Interviews: Ship Medic Janet Costello

Janet CostelloShip medic Janet Costello sorts medical files for the more than 50 scientists and crew she cares for on the Knorr. “Organization is key to my job,” says Janet.

In her seven years as a ship medic with the Woods Hole Oceanographic Institution, Janet Costello has nursed ailments on every ocean near every continent. Chemical burns in Antarctica and Australia. Heart irregularities offshore Africa. A broken hip near the United States.

You can bet she has seen a whole lot of seasickness.

On board the WHOI research vessel Knorr, she treats crew and scientists in what has got to be one of the world’s smallest but best equipped hospitals. She is meticulous in its organization. A 14-page medical inventory sheet lists dozens of over-the-counter and prescribed medications, from Alka Seltzer to the antiobiotic Zithromax.

Two beds stand in the dorm-room-sized hospital at the ready near cardiac monitors, oxygen tanks and a defibrillator.

On the ship she is a one-woman medical show for dozens of people, bandaging broken toes one day, stitching a head the next, soothing a belly the following day.

The daughter of a dairy farmer, Janet spent her childhood in upstate New York. She saw the ocean for the first time at age 18 on a visit to Boston with her sister. “I fell in love with it. To me it always represented a mode of travel,” she says.

Years later, while working at a hospital in Florida, she combined her interest in the sea with her medical training. “One night I heard a physician tell a story about working on a cruise ship. I thought, ‘wow’, I’d like to do that.”

A three-week temporary stint with Norwegian Cruise Lines turned into a seven-year job. Her career in emergency nursing, intensive care and medical experience at sea helped when WHOI called five years later in 1991, seeking a medic to assist during remote research expeditions.

Janet maintains an open door policy 24 hours a day, seven days a week. Since scientists and crew work around the clock, she could be needed at anytime to help with a medical emergency.
This Knorr expedition to the Indian Ocean is one of about two dozen cruises she has completed with WHOI.

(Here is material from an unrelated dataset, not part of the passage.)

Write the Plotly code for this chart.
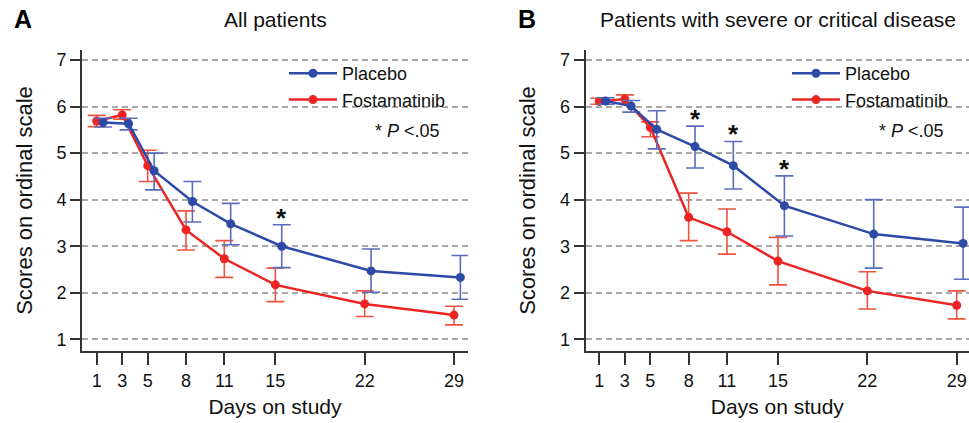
import plotly.graph_objects as go

# ---------------- data ----------------
days = [1, 3, 5, 8, 11, 15, 22, 29]
tick_labels = ["1", "3", "5", "8", "11", "15", "22", "29"]
y_ticks = [1, 2, 3, 4, 5, 6, 7]

# Panel A: all patients
placebo_A = [5.66, 5.63, 4.62, 3.96, 3.48, 3.00, 2.47, 2.33]
placebo_A_hi = [5.75, 5.75, 5.00, 4.39, 3.92, 3.46, 2.94, 2.80]
placebo_A_lo = [5.56, 5.50, 4.21, 3.52, 3.03, 2.54, 2.01, 1.86]
fosta_A = [5.69, 5.82, 4.73, 3.35, 2.73, 2.17, 1.76, 1.52]
fosta_A_hi = [5.81, 5.93, 5.06, 3.76, 3.12, 2.53, 2.04, 1.71]
fosta_A_lo = [5.57, 5.73, 4.39, 2.92, 2.33, 1.81, 1.49, 1.31]
sig_days_A = [15]

# Panel B: severe or critical disease
placebo_B = [6.12, 6.01, 5.51, 5.14, 4.73, 3.87, 3.26, 3.06]
placebo_B_hi = [6.19, 6.13, 5.91, 5.58, 5.25, 4.51, 4.00, 3.84]
placebo_B_lo = [6.05, 5.88, 5.09, 4.68, 4.23, 3.22, 2.53, 2.29]
fosta_B = [6.11, 6.16, 5.55, 3.62, 3.31, 2.68, 2.04, 1.73]
fosta_B_hi = [6.18, 6.25, 5.67, 4.14, 3.80, 3.19, 2.45, 2.04]
fosta_B_lo = [6.05, 6.07, 5.35, 3.12, 2.83, 2.17, 1.65, 1.44]
sig_days_B = [8, 11, 15]

series_names = ["Placebo", "Fostamatinib"]
panel_titles = ["All patients", "Patients with severe or critical disease"]
panel_letters = ["A", "B"]
x_title = "Days on study"
y_title = "Scores on ordinal scale"
p_note = "* <i>P</i> &lt;.05"

# ---------------- style ----------------
FONT = "Liberation Sans, Arial, Helvetica, sans-serif"
BLUE = "#2d4aa6"
BLUE_ERR = "#5a6cbd"
RED = "#ec2424"
RED_ERR = "#f0533e"
AXIS = "#333333"
GRID = "#a8a8a8"
DODGE = 0.5  # horizontal offset of placebo points (days)

W, H = 969, 423


def px_x(p):
    return p / W


def px_y(p):
    return 1 - p / H


fig = go.Figure()

panels = [
    dict(pl=placebo_A, plh=placebo_A_hi, pll=placebo_A_lo,
         fo=fosta_A, foh=fosta_A_hi, fol=fosta_A_lo, sig=sig_days_A,
         xa="x", ya="y", legend="legend"),
    dict(pl=placebo_B, plh=placebo_B_hi, pll=placebo_B_lo,
         fo=fosta_B, foh=fosta_B_hi, fol=fosta_B_lo, sig=sig_days_B,
         xa="x2", ya="y2", legend="legend2"),
]

for p in panels:
    fig.add_trace(go.Scatter(
        x=days, y=p["fo"], name=series_names[1], mode="lines+markers",
        line=dict(color=RED, width=2.5), marker=dict(color=RED, size=9),
        error_y=dict(type="data", symmetric=False,
                     array=[h - v for h, v in zip(p["foh"], p["fo"])],
                     arrayminus=[v - l for v, l in zip(p["fo"], p["fol"])],
                     color=RED_ERR, thickness=1.6, width=9),
        xaxis=p["xa"], yaxis=p["ya"], legend=p["legend"], legendrank=2,
    ))
    fig.add_trace(go.Scatter(
        x=[d + DODGE for d in days], y=p["pl"], name=series_names[0],
        mode="lines+markers",
        line=dict(color=BLUE, width=2.5), marker=dict(color=BLUE, size=9),
        error_y=dict(type="data", symmetric=False,
                     array=[h - v for h, v in zip(p["plh"], p["pl"])],
                     arrayminus=[v - l for v, l in zip(p["pl"], p["pll"])],
                     color=BLUE_ERR, thickness=1.6, width=9),
        xaxis=p["xa"], yaxis=p["ya"], legend=p["legend"], legendrank=1,
    ))
    for d in p["sig"]:
        i = days.index(d)
        fig.add_annotation(
            x=d + DODGE, y=p["plh"][i], xref=p["xa"], yref=p["ya"],
            text="<b>*</b>", showarrow=False, yanchor="bottom",
            yshift=-10, font=dict(family=FONT, size=26, color="#111"))

axis_common = dict(
    showline=True, linecolor=AXIS, linewidth=2, ticks="outside",
    tickcolor=AXIS, tickwidth=2, mirror=False, zeroline=False,
    tickfont=dict(family=FONT, size=18, color="#111"),
)

x_dom_A = [px_x(82), px_x(468)]
x_dom_B = [px_x(585.7), 1.0]
y_dom = [px_y(351), px_y(50)]

xaxis_kw = dict(axis_common, tickvals=days, ticktext=tick_labels, ticklen=12,
                showgrid=False,
                title=dict(text=x_title, font=dict(family=FONT, size=21, color="#111"),
                           standoff=10))
yaxis_kw = dict(axis_common, tickvals=y_ticks, ticklen=10, showgrid=True,
                gridcolor=GRID, griddash="6px,4px", gridwidth=1.5,
                range=[0.749, 7.215],
                title=dict(text=y_title, font=dict(family=FONT, size=22, color="#111"),
                           standoff=18))

legend_common = dict(xanchor="left", yanchor="top", bgcolor="rgba(0,0,0,0)",
                     font=dict(family=FONT, size=18, color="#111"),
                     tracegroupgap=0, itemwidth=48)

fig.update_layout(
    width=W, height=H,
    margin=dict(l=0, r=0, t=0, b=0),
    paper_bgcolor="white", plot_bgcolor="white",
    font=dict(family=FONT, color="#111"),
    xaxis=dict(xaxis_kw, domain=x_dom_A, range=[-0.152, 30.097], anchor="y"),
    yaxis=dict(yaxis_kw, domain=y_dom, anchor="x"),
    xaxis2=dict(xaxis_kw, domain=x_dom_B, range=[-0.066, 29.964], anchor="y2"),
    yaxis2=dict(yaxis_kw, domain=y_dom, anchor="x2"),
    legend=dict(legend_common, x=px_x(284), y=px_y(55)),
    legend2=dict(legend_common, x=px_x(787), y=px_y(55)),
    showlegend=True,
)

letter_x = [12, 516]
title_x = [275.5, 778]
note_x = [373, 877]
for k in range(2):
    fig.add_annotation(x=px_x(letter_x[k]), y=px_y(19), xref="paper", yref="paper",
                       text="<b>%s</b>" % panel_letters[k], showarrow=False,
                       xanchor="left", yanchor="middle",
                       font=dict(family=FONT, size=25, color="#000"))
    fig.add_annotation(x=px_x(title_x[k]), y=px_y(20), xref="paper", yref="paper",
                       text=panel_titles[k], showarrow=False,
                       xanchor="center", yanchor="middle",
                       font=dict(family=FONT, size=21, color="#111"))
    fig.add_annotation(x=px_x(note_x[k]), y=px_y(131), xref="paper", yref="paper",
                       text=p_note, showarrow=False,
                       xanchor="left", yanchor="middle",
                       font=dict(family=FONT, size=18, color="#111"))

fig.write_html("out.html", config={"displayModeBar": False},
               post_script="document.body.style.margin='0px';")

Human safety is the number one priority on research vessels and the Knorr is no exception. A safety meeting to discuss fire extinguisher use, ship evacuation and other procedures happens within 24 hours of boarding. Sea-going veterans caution rookies on keeping fingers clear of slamming steel doors and to avoid sandals on deck, which expose toes to falling objects.

As Chief Jason pilot Will Sellers cautions a first-time expedition member, “there is no grass here to tickle your feet. Everything on a ship can hurt.”

Despite the ship’s safety record, Janet says, occasionally stomachs hurt, teeth ache and scrapes occur.

“Guys are up high, fixing rigs. They are down in the engine room, working. They can fall, get electrocuted - a lot can happen. A ship can be a dangerous place,” she cautions.

Since everyone aboard the Knorr completes a physical exam before departing, the population aboard is generally healthy. Janet’s job is to be prepared when the unexpected occurs.

“You can sit out here for ten years and nothing will happen,” she says. “Then one day we’ll get rough seas and a guy splits his head open on the stairway. I always need to be ready.”

She maintains an open door policy 24 hours, 7 days a week.